§ TO BE DONE:
Write out the data again in full, exactly as it reads.

───── DATA SECTION ─────

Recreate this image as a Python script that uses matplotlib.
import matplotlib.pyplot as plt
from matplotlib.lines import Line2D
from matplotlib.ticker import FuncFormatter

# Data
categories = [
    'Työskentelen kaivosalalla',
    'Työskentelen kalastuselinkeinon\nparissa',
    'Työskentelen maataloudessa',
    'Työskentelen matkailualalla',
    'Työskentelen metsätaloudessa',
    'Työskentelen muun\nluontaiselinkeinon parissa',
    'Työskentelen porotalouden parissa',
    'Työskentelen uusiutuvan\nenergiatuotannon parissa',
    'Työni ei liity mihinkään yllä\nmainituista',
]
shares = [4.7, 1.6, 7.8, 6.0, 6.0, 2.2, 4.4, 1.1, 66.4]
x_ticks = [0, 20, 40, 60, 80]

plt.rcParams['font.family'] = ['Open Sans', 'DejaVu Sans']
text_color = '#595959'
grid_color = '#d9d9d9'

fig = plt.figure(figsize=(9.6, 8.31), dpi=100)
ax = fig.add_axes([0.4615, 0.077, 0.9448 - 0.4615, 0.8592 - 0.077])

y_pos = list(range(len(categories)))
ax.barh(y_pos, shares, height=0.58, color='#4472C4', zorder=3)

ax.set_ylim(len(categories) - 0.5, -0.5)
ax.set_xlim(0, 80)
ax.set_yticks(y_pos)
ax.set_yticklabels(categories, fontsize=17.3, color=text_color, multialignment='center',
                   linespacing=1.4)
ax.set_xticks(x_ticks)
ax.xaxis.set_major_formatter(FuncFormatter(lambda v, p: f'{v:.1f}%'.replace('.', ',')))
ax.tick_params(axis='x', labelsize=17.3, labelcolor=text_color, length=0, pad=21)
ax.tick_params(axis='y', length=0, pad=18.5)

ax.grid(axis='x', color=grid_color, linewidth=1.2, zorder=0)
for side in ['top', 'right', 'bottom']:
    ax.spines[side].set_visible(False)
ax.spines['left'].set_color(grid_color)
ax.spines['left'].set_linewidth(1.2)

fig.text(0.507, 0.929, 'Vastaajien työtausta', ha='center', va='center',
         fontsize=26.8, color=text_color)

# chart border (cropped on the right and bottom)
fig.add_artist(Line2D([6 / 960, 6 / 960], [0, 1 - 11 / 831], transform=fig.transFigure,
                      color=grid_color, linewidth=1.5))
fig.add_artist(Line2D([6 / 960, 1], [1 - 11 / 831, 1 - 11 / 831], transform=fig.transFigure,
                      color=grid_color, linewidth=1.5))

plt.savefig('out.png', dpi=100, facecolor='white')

─────

§ IN RESPONSE:
Recreate this image as a Python script that uses matplotlib.
import matplotlib.pyplot as plt
from matplotlib.lines import Line2D
from matplotlib.ticker import FuncFormatter

# Data
categories = [
    'Työskentelen kaivosalalla',
    'Työskentelen kalastuselinkeinon\nparissa',
    'Työskentelen maataloudessa',
    'Työskentelen matkailualalla',
    'Työskentelen metsätaloudessa',
    'Työskentelen muun\nluontaiselinkeinon parissa',
    'Työskentelen porotalouden parissa',
    'Työskentelen uusiutuvan\nenergiatuotannon parissa',
    'Työni ei liity mihinkään yllä\nmainituista',
]
shares = [4.7, 1.6, 7.8, 6.0, 6.0, 2.2, 4.4, 1.1, 66.4]
x_ticks = [0, 20, 40, 60, 80]

plt.rcParams['font.family'] = ['Open Sans', 'DejaVu Sans']
text_color = '#595959'
grid_color = '#d9d9d9'

fig = plt.figure(figsize=(9.6, 8.31), dpi=100)
ax = fig.add_axes([0.4615, 0.077, 0.9448 - 0.4615, 0.8592 - 0.077])

y_pos = list(range(len(categories)))
ax.barh(y_pos, shares, height=0.58, color='#4472C4', zorder=3)

ax.set_ylim(len(categories) - 0.5, -0.5)
ax.set_xlim(0, 80)
ax.set_yticks(y_pos)
ax.set_yticklabels(categories, fontsize=17.3, color=text_color, multialignment='center',
                   linespacing=1.4)
ax.set_xticks(x_ticks)
ax.xaxis.set_major_formatter(FuncFormatter(lambda v, p: f'{v:.1f}%'.replace('.', ',')))
ax.tick_params(axis='x', labelsize=17.3, labelcolor=text_color, length=0, pad=21)
ax.tick_params(axis='y', length=0, pad=18.5)

ax.grid(axis='x', color=grid_color, linewidth=1.2, zorder=0)
for side in ['top', 'right', 'bottom']:
    ax.spines[side].set_visible(False)
ax.spines['left'].set_color(grid_color)
ax.spines['left'].set_linewidth(1.2)

fig.text(0.507, 0.929, 'Vastaajien työtausta', ha='center', va='center',
         fontsize=26.8, color=text_color)

# chart border (cropped on the right and bottom)
fig.add_artist(Line2D([6 / 960, 6 / 960], [0, 1 - 11 / 831], transform=fig.transFigure,
                      color=grid_color, linewidth=1.5))
fig.add_artist(Line2D([6 / 960, 1], [1 - 11 / 831, 1 - 11 / 831], transform=fig.transFigure,
                      color=grid_color, linewidth=1.5))

plt.savefig('out.png', dpi=100, facecolor='white')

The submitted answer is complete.